Aida Doldan, a former graduate student and current advisee, said this about Russell: “Dr. Russell is passionate about sustainability and the circular economy, and she transmits this passion and energy in all the classes she teaches. She also genuinely cares about students’ wellbeing and learning, and her authenticity and openness enable students to connect with her very easily and see her as an ally in their learning and success.”

Earl Kline, one of Russell’s colleagues, noticed that Russell is especially passionate about encouraging students to make a positive difference with their newfound knowledge. Kline said, “Jennifer is a great teacher offering students a new way to think holistically about what is a sustainable system. She is passionate about giving students experiential learning opportunities to practice and reinforce this holistic way of thinking and acting. Whether it be in class, in the lab, or out in the field, Jennifer challenges and motivates students to apply their skills confidently so that they can be the innovators of the future.”

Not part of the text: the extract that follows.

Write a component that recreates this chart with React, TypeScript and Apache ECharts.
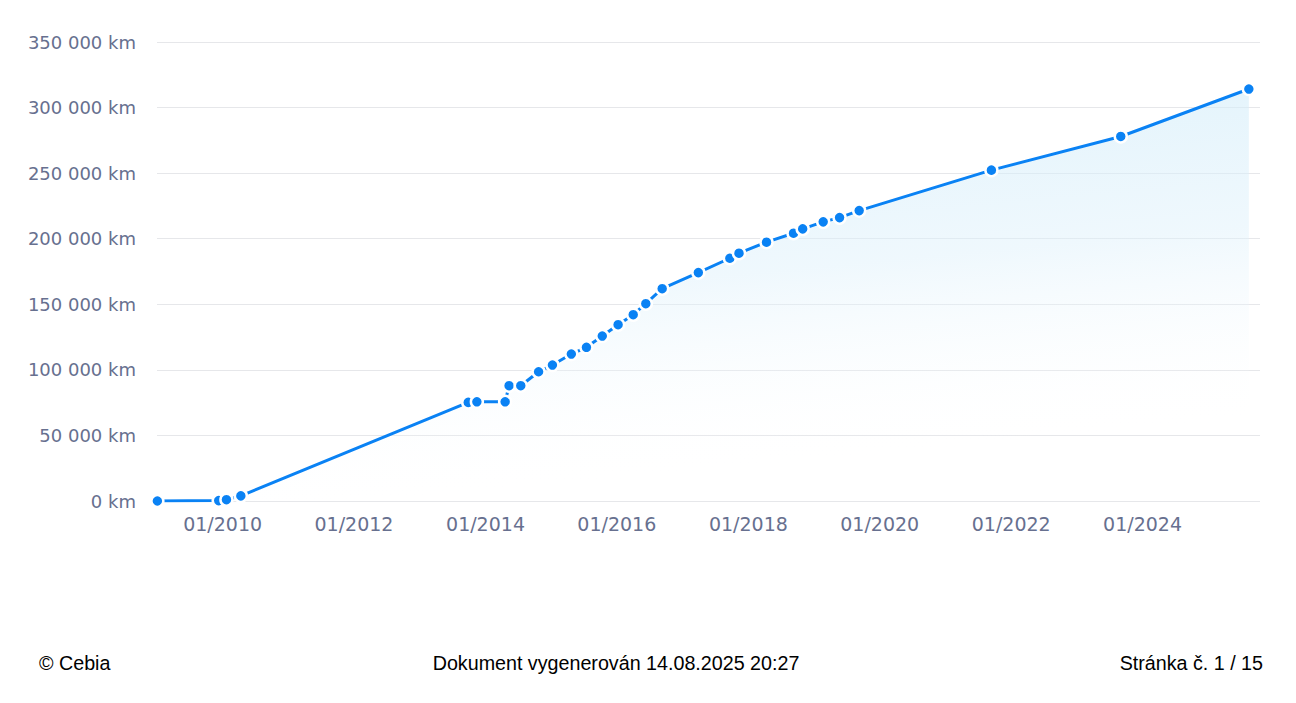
import React, { useEffect, useRef } from "react";
import * as echarts from "echarts";

const dates: string[] = [
  "2009-01-03", "2009-12-10", "2010-01-22", "2010-04-12", "2013-09-27", "2013-11-14",
  "2014-04-20", "2014-05-12", "2014-07-16", "2014-10-23", "2015-01-08", "2015-04-23",
  "2015-07-16", "2015-10-12", "2016-01-08", "2016-04-01", "2016-06-10", "2016-09-09",
  "2017-03-29", "2017-09-20", "2017-11-10", "2018-04-12", "2018-09-09", "2018-10-30",
  "2019-02-21", "2019-05-23", "2019-09-09", "2021-09-13", "2023-09-02", "2025-08-14",
];
const mileage: number[] = [
  0, 300, 1000, 3900, 75200, 75650,
  75650, 87900, 87900, 98550, 103650, 112050,
  117200, 125800, 134450, 142050, 150450, 161900,
  174150, 185100, 188950, 197350, 204200, 207500,
  212850, 216100, 221450, 252300, 277950, 314150,
];
const xTickYears: number[] = [2010, 2012, 2014, 2016, 2018, 2020, 2022, 2024];
const yTicks: number[] = [0, 50000, 100000, 150000, 200000, 250000, 300000, 350000];
const footerLeft = "© Cebia";
const footerCenter = "Dokument vygenerován 14.08.2025 20:27";
const footerRight = "Stránka č. 1 / 15";

const fmtKm = (v: number) =>
  String(Math.round(v)).replace(/\B(?=(\d{3})+(?!\d))/g, " ") + " km";

export default function App() {
  const ref = useRef<HTMLDivElement>(null);
  useEffect(() => {
    if (!ref.current) return;
    const chart = echarts.init(ref.current, null, { renderer: "svg" });
    const blue = "#0a82f4";
    const data = dates.map((d, i) => [new Date(d + "T00:00:00Z").getTime(), mileage[i]]);
    const xTicks = xTickYears.map((y) => Date.UTC(y, 0, 1));
    chart.setOption({
      animation: false,
      grid: { left: 157, right: 36, top: 42, bottom: 202, containLabel: false },
      xAxis: {
        type: "value",
        min: Date.UTC(2009, 0, 1),
        max: Date.UTC(2025, 9, 15),
        axisLine: { show: false },
        axisTick: { show: false },
        splitLine: { show: false },
        axisLabel: {
          customValues: xTicks,
          margin: 13,
          color: "#67708f",
          fontFamily: "DejaVu Sans",
          fontSize: 19,
          formatter: (v: number) => {
            const d = new Date(v);
            const m = String(d.getUTCMonth() + 1).padStart(2, "0");
            return m + "/" + d.getUTCFullYear();
          },
        },
      },
      yAxis: {
        type: "value",
        min: 0,
        max: 350000,
        interval: 50000,
        axisLine: { show: false },
        axisTick: { show: false },
        splitLine: { lineStyle: { color: "#e6e7ea", width: 1 } },
        axisLabel: {
          margin: 21,
          color: "#67708f",
          fontFamily: "DejaVu Sans",
          fontSize: 18,
          formatter: (v: number) => (yTicks.includes(v) ? fmtKm(v) : ""),
        },
      },
      series: [
        {
          type: "line",
          data,
          showAllSymbol: true,
          symbol: "circle",
          symbolSize: 12,
          lineStyle: { color: blue, width: 3 },
          itemStyle: { color: blue, borderColor: "#ffffff", borderWidth: 2.5 },
          areaStyle: {
            color: new echarts.graphic.LinearGradient(0, 0, 0.25, 1, [
              { offset: 0, color: "rgba(205,235,249,1)" },
              { offset: 0.55, color: "rgba(220,240,251,0.65)" },
              { offset: 1, color: "rgba(255,255,255,0)" },
            ]),
          },
        },
      ],
      graphic: [
        {
          type: "text",
          x: 39,
          y: 663,
          style: {
            text: footerLeft,
            fontFamily: "Liberation Sans",
            fontSize: 19.7,
            fill: "#000",
            textVerticalAlign: "middle",
          },
        },
        {
          type: "text",
          x: 616,
          y: 663,
          style: {
            text: footerCenter,
            fontFamily: "Liberation Sans",
            fontSize: 19.7,
            fill: "#000",
            textAlign: "center",
            textVerticalAlign: "middle",
          },
        },
        {
          type: "text",
          x: 1263,
          y: 663,
          style: {
            text: footerRight,
            fontFamily: "Liberation Sans",
            fontSize: 19.7,
            fill: "#000",
            textAlign: "right",
            textVerticalAlign: "middle",
          },
        },
      ],
    });
    return () => chart.dispose();
  }, []);
  return (
    <div
      ref={ref}
      style={{ position: "fixed", left: 0, top: 0, width: 1296, height: 703, background: "#fff" }}
    />
  );
}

When asked to recall her most memorable and meaningful moment as a teacher, Russell said, “In one of my classes I challenge students to think critically about waste, design, planned obsolescence, and sustainability implications by having them disassemble old and/or broken household products. They collect data, complete calculations, ratios and analyses, and develop design interventions that would make the product more repairable and sustainable. Most people never get the chance to intentionally break something (with purpose), and this activity can be incredibly liberating and empowering for students to break something open with a hammer (or specialized screwdrivers) and look inside. It is also a skill that some rarely get to share with their peers. The students are then empowered further to make suggestions about what could be done differently to make the product more sustainable. One of the most meaningful things I can offer students is the chance to realize how much power they have to make good decisions that can make the world a better place. When they voluntarily offer this sentiment back to me in their written project reflections it is incredibly validating and also gives me confidence that the future will be in good hands.”

Russell provided the following advice for new college teachers: “Don't be afraid to share your passion for the work you do; when you bring energy, laughter, dedication, and conviction to the topic, you invite others (the students) to share in that experience. It humanizes the learning process for everyone, and that can go a long way in helping students from diverse experiences, backgrounds, and cultures feel more welcome and engaged.”